Job growth at 200,000 per month and moderate inflation suggest that the US economy is fundamentally in good shape. However, with the trade war escalating and the boost from fiscal stimulus coming to an end, a nascent slowdown is likely to intensify, despite the Fed’s recent rate cut. This is reflected in the inversion of the yield curve. Our analysis of previous instances of yield curve inversion suggests that equity markets typically soften after about a year. Thus, while we are cognisant that risks are rising, it seems too early to adopt an overly defensive position. We will continue to monitor the situation, looking for concrete signals such as a deteriorating labour market that will cause us to turn more defensive.
The Chinese economy expanded at the weakest pace in nearly three decades in Q2 as the trade war with the US continued to undermine the external sector and investment. To counter these effects, the government has stimulated the economy with infrastructure investment and tax cuts. These measures have largely been geared towards Chinese consumers. Consequently, the domestic side of the economy is holding up reasonably well, with retail sales up 9.8% in June and the services sector growing 7% in the first half of the year. We expect further stabilisation in the second half of the year as the stimulus measures gain more traction. However, we do not expect the government to unleash a significantly larger stimulus package. Beijing has said many times that it will avoid doing so, and even if it wanted to, its hands would be tied to some extent. Indeed, the augmented government deficit is already running at high single digits, the debt-to-GDP burden is high, and the current account surplus is much lower than in previous crises.

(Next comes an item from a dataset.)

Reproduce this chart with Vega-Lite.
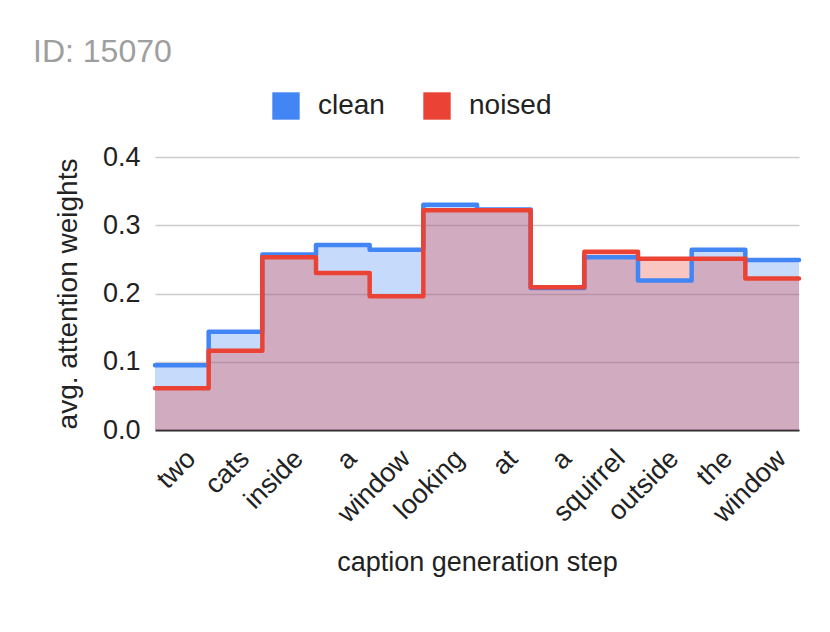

Indian growth has been slower than expected, with weak auto sales and subdued construction activity due to changes brought about by the Real Estate Regulation Act. However, we still prefer India to China and North Asia. We view many issues in India as short term drags that will ultimately benefit the economy. For example, the Real Estate Regulation Act is consolidating the property sector, meaning that fewer developers are launching new developments. While this weighs on growth in the short term, a less fragmented property sector should be a positive, particularly for some of the companies we own. By contrast, issues in countries such as China appear to be more structural.
We remain constructive on Russia. Trump has recently signed off on some new sanctions, but they appear reasonably lenient. One sanction bans US entities from being involved in the purchase of Russian sovereign debt. However, it only refers to dollar debt as opposed to Ruble debt. Moreover, it only relates to future issuance, not existing debt. Another sanction states that Russia is not allowed to borrow from the IMF. In reality this sanction is toothless as Russia is a net contributor to the IMF. Finally, Russia is not allowed to buy sensitive military technology from the US. Again this is unlikely to have a significant impact in practice because Russia does not do this anyway. A more serious risk to the Russian market is the potential for a fall in the oil price, particularly with global growth slowing and US shale production ramping up. We will be watching this closely.
In South Africa economic momentum is subdued and the distinct lack of reformist newsflow is concerning. Consequently, we continue to have limited exposure here.
September should see vital pension reforms being approved by the Senate in Brazil. This, combined with the nascent economic recovery, could catalyse further outperformance of the Brazilian market.